Brian McCarthy’s Nexus fund saw assets erode to $125 million from roughly $500 million at the start of 2016, according to an investor document viewed by Bloomberg. This year’s loss marks a reversal from 2015, when the fund rose 35 percent.
Randall Whitestone, a spokesman at Carlyle, declined to comment on behalf of ESG.
The fund is a small part of ESG’s business, which managed $3.5 billion as of July. Carlyle, whose hedge fund business has been losing assets, is exiting its majority stake in ESG after five years.
Nexus suffered its biggest monthly decline this year in March after the world’s second-largest economy stabilized and a surge of new credit drove a rebound in the property sector. Until February, New York-based ESG was among a group of hedge funds, including Passport Capital, Omni Partners and Odey Asset Management that made money by betting against China’s economy. Bears were also hurt earlier in the year as central bankers propped up the yuan.
ESG is preparing for what it believes will be a “precipitous fall” in Chinese asset prices or the yuan by taking short positions on credit and the currency, the firm wrote in an investor document. The nation’s debt-deflation spiral can only be avoided by sharply lowering interest rates.
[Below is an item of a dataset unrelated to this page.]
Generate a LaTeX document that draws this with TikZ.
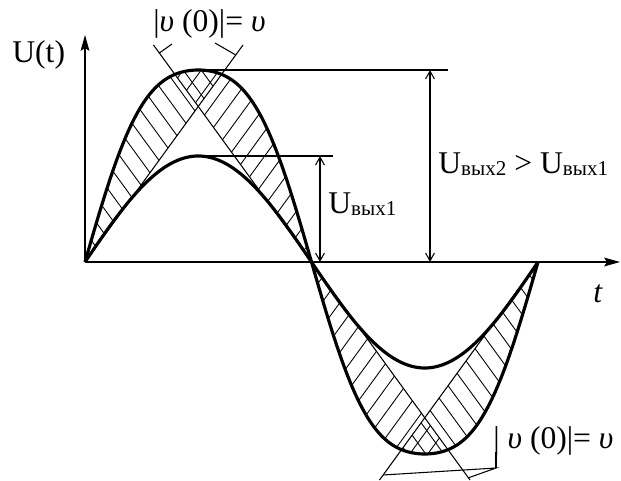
\documentclass[tikz,border=0pt]{standalone}
\usepackage{fontspec}
\setmainfont{Liberation Serif}
\usetikzlibrary{arrows.meta, calc}

\newcommand{\vyx}[1]{\raisebox{-1.3pt}{\fontsize{12}{12}\selectfont вых#1}}

\begin{document}
\begin{tikzpicture}[x=0.02cm, y=0.02cm,
    declare function={fo(\x)=192*(1.076*sin(\x/226.5*180)+0.076*sin(3*\x/226.5*180));
                      fi(\x)=106*sin(\x/226.5*180);},
    ln/.style={line width=0.6pt},
    crv/.style={line width=1.8pt, line join=round},
    hch/.style={line width=0.5pt},
    ax/.style={line width=0.6pt, -{Stealth[length=9pt,width=5pt,inset=1.5pt]}},
    dim/.style={line width=0.6pt,
      {Straight Barb[length=4.5pt,width=5pt]}-{Straight Barb[length=4.5pt,width=5pt]}},
    lbl/.style={font=\fontsize{18}{20}\selectfont, inner sep=0pt, anchor=base west}]
  \useasboundingbox (-85,-218) rectangle (536,262);

  \coordinate (O) at (0,0);
  \coordinate (Z1) at (226.5,0);
  \coordinate (Z2) at (453,0);
  \coordinate (T1) at (158,217);
  \coordinate (T2) at (68.5,217);
  \coordinate (B1) at (385,-218);
  \coordinate (B2) at (294.5,-218);

  % hatching
  \begin{scope}
    \clip plot[domain=0:226.5, samples=91] (\x,{fo(\x)}) -- cycle;
    \clip (O) -- (T1) -- (-10,217) -- (-10,0) -- cycle;
    \foreach \c in {4,22,...,310} \draw[hch] (\c,0) -- ++(-158,217);
  \end{scope}
  \begin{scope}
    \clip plot[domain=0:226.5, samples=91] (\x,{fo(\x)}) -- cycle;
    \clip (Z1) -- (T2) -- (240,217) -- (240,0) -- cycle;
    \foreach \c in {-149.5,-131.5,...,230} \draw[hch] (\c,0) -- ++(158,217);
  \end{scope}
  \begin{scope}
    \clip plot[domain=226.5:453, samples=91] (\x,{fo(\x)}) -- cycle;
    \clip (Z1) -- (B1) -- (210,-218) -- (210,0) -- cycle;
    \foreach \c in {230.5,248.5,...,530} \draw[hch] (\c,0) -- ++(-158,-217);
  \end{scope}
  \begin{scope}
    \clip plot[domain=226.5:453, samples=91] (\x,{fo(\x)}) -- cycle;
    \clip (Z2) -- (B2) -- (470,-218) -- (470,0) -- cycle;
    \foreach \c in {75,93,...,460} \draw[hch] (\c,0) -- ++(158,-217);
  \end{scope}

  % slope lines
  \draw[ln] (O) -- (T1);
  \draw[ln] (Z1) -- (T2);
  \draw[ln] (Z1) -- (B1);
  \draw[ln] (Z2) -- (B2);

  % curves
  \draw[crv] plot[domain=0:453, samples=181] (\x,{fo(\x)});
  \draw[crv] plot[domain=0:453, samples=181] (\x,{fi(\x)});

  % axes
  \coordinate (ytop) at (0,227);
  \coordinate (xend) at (535,0);
  \draw[ax] (O) -- (ytop);
  \draw[ax] (O) -- (xend);
  \node[lbl] (ylab) at (-73,199) {U(t)};
  \node[lbl] (tlab) at (508,-40) {\textit{t}};

  % amplitudes
  \coordinate (pin) at (113.25,106);
  \coordinate (pout) at (113.25,192);
  \coordinate (h1) at (248,106);
  \coordinate (h2) at (363,192);
  \coordinate (d1) at (235,106);
  \coordinate (d1b) at (235,0);
  \coordinate (d2) at (345,192);
  \coordinate (d2b) at (345,0);
  \draw[ln] (pin) -- (h1);
  \draw[ln] (pout) -- (h2);
  \draw[dim] (d1) -- (d1b);
  \draw[dim] (d2) -- (d2b);
  \node[lbl] (u1) at (243,49) {U\vyx{1}};
  \node[lbl] (u21) at (353,89) {U\vyx{2} > U\vyx{1}};

  % slope labels
  \node[lbl] (vtop) at (68,230) {|\textit{υ} (0)|= \textit{υ}};
  \coordinate (lt1) at (87,218);
  \coordinate (lt2) at (130,219);
  \draw[ln] ($(Z1)!0.963!(T2)$) -- (lt1);
  \draw[ln] ($(O)!0.954!(T1)$) -- (lt2);
  \node[lbl] (vbot) at (408,-186) {| \textit{υ} (0)|= \textit{υ}};
  \coordinate (lb) at (411,-206);
  \coordinate (lbt) at (411,-190);
  \draw[ln] ($(Z2)!0.977!(B2)$) -- (lb) -- ($(Z1)!0.99!(B1)$);
  \draw[ln] (lb) -- (lbt);
\end{tikzpicture}
\end{document}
The fund profited last year when China’s central bank devalued the yuan by the most since 1994. McCarthy, who leads ESG’s Nexus strategy, was also able to cash in on a prediction he made last October during a conference call with clients that China would allow the yuan’s drop against the dollar to accelerate after the International Monetary Fund designated it as a global reserve currency.
Nexus stayed hot at the start of the year, climbing 24 percent in January as the yuan sank to its lowest level in five years. That was followed by losses in February and March of 14 percent and 33 percent, respectively, according to the investor document.
ESG founders Kevin Kenny, Mete Tuncel and Jason Kirschner are buying the Carlyle stake and will take full control over operations after the close of the deal, expected Oct. 31, according to an ESG letter to investors obtained by Bloomberg in August.
ESG was started in 2002 with seed capital from Julian Robertson, founder of Tiger Management.